SPAD\(_r\) has the advantage that the size of \(\mathcal{S}\) is linear in t and m; and each attribute is used exactly r times. The time complexity for SPAD\(_r\) is O(nmtr) and the space complexity is \(O(mtw^r)\) since each attribute in \({\mathcal Z}\) has \(w^r\) labels.

If anomaly \(\mathbf{x}\) relies on r attributes to be identified, and as long as one of the attributes in \({\mathcal Z}\) represents the r attributes in \({\mathcal X}\), then it can be detected by SPAD\(_r\) because it has low probability in that particular attribute in \({\mathcal Z}\).

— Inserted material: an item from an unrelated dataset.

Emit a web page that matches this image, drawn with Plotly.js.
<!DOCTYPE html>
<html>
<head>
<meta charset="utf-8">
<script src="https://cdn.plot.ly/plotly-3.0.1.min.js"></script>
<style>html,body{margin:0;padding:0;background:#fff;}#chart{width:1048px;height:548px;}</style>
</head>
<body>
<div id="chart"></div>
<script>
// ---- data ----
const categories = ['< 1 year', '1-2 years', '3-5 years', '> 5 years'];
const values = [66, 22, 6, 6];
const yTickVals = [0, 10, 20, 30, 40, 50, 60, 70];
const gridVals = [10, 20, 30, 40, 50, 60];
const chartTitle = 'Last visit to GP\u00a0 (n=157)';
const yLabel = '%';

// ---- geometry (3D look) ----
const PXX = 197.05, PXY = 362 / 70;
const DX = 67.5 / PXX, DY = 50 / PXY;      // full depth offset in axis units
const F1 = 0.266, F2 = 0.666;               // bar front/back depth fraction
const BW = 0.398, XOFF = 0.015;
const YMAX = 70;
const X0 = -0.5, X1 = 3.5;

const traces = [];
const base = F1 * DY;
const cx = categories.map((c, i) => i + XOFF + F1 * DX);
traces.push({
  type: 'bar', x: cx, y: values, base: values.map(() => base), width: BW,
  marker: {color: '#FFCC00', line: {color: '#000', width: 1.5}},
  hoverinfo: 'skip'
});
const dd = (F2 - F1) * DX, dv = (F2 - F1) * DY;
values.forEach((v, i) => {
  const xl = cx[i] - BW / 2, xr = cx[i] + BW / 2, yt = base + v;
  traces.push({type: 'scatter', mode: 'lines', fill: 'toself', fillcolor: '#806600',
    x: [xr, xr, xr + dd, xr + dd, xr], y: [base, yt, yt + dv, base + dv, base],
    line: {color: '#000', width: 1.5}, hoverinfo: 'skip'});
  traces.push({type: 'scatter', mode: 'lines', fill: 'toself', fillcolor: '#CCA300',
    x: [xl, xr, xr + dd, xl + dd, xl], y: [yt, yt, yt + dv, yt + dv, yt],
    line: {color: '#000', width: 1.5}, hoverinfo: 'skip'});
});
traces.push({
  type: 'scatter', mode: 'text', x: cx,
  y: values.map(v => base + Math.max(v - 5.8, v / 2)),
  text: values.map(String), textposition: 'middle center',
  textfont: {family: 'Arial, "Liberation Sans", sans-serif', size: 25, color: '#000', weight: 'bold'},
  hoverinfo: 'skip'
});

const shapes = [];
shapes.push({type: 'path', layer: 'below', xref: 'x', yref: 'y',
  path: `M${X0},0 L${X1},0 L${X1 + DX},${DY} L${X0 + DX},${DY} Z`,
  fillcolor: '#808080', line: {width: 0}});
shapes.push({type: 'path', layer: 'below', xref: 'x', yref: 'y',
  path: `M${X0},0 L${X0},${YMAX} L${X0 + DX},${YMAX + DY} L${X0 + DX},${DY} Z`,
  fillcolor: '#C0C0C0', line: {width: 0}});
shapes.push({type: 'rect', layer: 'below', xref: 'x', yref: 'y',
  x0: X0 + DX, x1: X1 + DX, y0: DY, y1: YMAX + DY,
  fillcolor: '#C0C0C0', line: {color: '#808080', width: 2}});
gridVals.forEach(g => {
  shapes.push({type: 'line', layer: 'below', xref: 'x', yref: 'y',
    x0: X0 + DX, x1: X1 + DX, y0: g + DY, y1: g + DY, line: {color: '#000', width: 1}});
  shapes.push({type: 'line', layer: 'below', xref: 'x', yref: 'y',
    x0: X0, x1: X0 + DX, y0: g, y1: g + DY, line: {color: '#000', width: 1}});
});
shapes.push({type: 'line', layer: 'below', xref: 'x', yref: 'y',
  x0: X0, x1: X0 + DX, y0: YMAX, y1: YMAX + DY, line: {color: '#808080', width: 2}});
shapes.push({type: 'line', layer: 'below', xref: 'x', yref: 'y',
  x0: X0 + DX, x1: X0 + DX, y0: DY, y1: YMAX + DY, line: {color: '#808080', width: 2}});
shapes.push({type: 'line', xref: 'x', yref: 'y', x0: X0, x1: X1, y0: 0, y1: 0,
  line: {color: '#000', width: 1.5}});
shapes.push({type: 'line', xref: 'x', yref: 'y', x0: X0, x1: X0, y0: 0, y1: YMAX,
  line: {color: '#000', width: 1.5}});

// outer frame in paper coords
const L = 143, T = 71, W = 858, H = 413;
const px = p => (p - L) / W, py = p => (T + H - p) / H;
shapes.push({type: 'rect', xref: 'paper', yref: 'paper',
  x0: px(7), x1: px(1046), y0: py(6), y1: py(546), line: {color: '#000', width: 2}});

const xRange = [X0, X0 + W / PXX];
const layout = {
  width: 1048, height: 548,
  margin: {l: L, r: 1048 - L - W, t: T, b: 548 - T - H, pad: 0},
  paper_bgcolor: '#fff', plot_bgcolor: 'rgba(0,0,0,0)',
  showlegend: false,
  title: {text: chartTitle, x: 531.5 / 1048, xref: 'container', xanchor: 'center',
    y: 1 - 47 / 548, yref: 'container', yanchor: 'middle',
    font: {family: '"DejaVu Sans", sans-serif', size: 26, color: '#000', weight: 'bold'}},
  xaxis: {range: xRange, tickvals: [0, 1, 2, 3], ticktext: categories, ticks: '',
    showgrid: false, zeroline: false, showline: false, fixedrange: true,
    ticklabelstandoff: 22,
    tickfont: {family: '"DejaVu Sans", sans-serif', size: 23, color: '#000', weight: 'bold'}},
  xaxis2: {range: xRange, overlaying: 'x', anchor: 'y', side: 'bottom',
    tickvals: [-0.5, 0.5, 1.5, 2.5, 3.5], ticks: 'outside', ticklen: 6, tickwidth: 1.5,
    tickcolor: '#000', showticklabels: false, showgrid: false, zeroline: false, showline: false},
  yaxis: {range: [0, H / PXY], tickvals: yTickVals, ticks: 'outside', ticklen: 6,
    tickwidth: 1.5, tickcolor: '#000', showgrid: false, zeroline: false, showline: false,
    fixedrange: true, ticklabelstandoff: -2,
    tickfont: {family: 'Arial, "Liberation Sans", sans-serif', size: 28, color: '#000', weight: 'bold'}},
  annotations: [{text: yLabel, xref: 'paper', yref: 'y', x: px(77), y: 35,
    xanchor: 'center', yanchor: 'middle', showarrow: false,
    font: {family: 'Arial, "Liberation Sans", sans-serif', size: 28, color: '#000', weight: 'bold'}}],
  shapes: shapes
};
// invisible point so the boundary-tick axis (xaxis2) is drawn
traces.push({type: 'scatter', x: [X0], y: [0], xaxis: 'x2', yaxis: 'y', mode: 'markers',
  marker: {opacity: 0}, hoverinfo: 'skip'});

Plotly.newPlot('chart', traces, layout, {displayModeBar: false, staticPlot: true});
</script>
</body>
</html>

In a data set, the appropriate setting of r in SPAD\(_r\) depends on the number of attributes required to detect anomalies. Figure 2 shows three examples where \(r=1\) is enough in Sick; \(r=10\) is required in Mushroom; and \(r=5\) is the best in Mfeat. Though we have used \(t=1\) in these examples, we found that in some cases, \(t>1\) can further improve the AUC of SPAD\(_r\).

Fig. 2.
figure 2

AUC of SPAD\(_r\) w.r.t r (\(t=1\)) (The curve of Sick is using the right y-axis) (Color figure online).

One can see some similarity of SPAD\(_r\) with subspace anomaly detection methods such as HICS [16]. The fundamental difference is that SPAD\(_r\) avoids the expensive search in HICS to find subspaces by considering random subspaces; and SPAD\(_r\) runs significantly faster than those complex subspace search based methods.

5 Conclusions

We show that the simple parameter-free anomaly detection method based on univariate probabilities is the fastest method and works as effective as, if not better than, five state-of-the-art anomaly detection methods. Its anomaly detection performance is consistent across different domains – categorical only, numeric only and mixed domains. It is the method of choice in big data and data streams, as far as we know.

The parametrized version can be used to further improve the detection performance of the parameter-free version in data sets where the detection of anomalies relies on multiple attributes.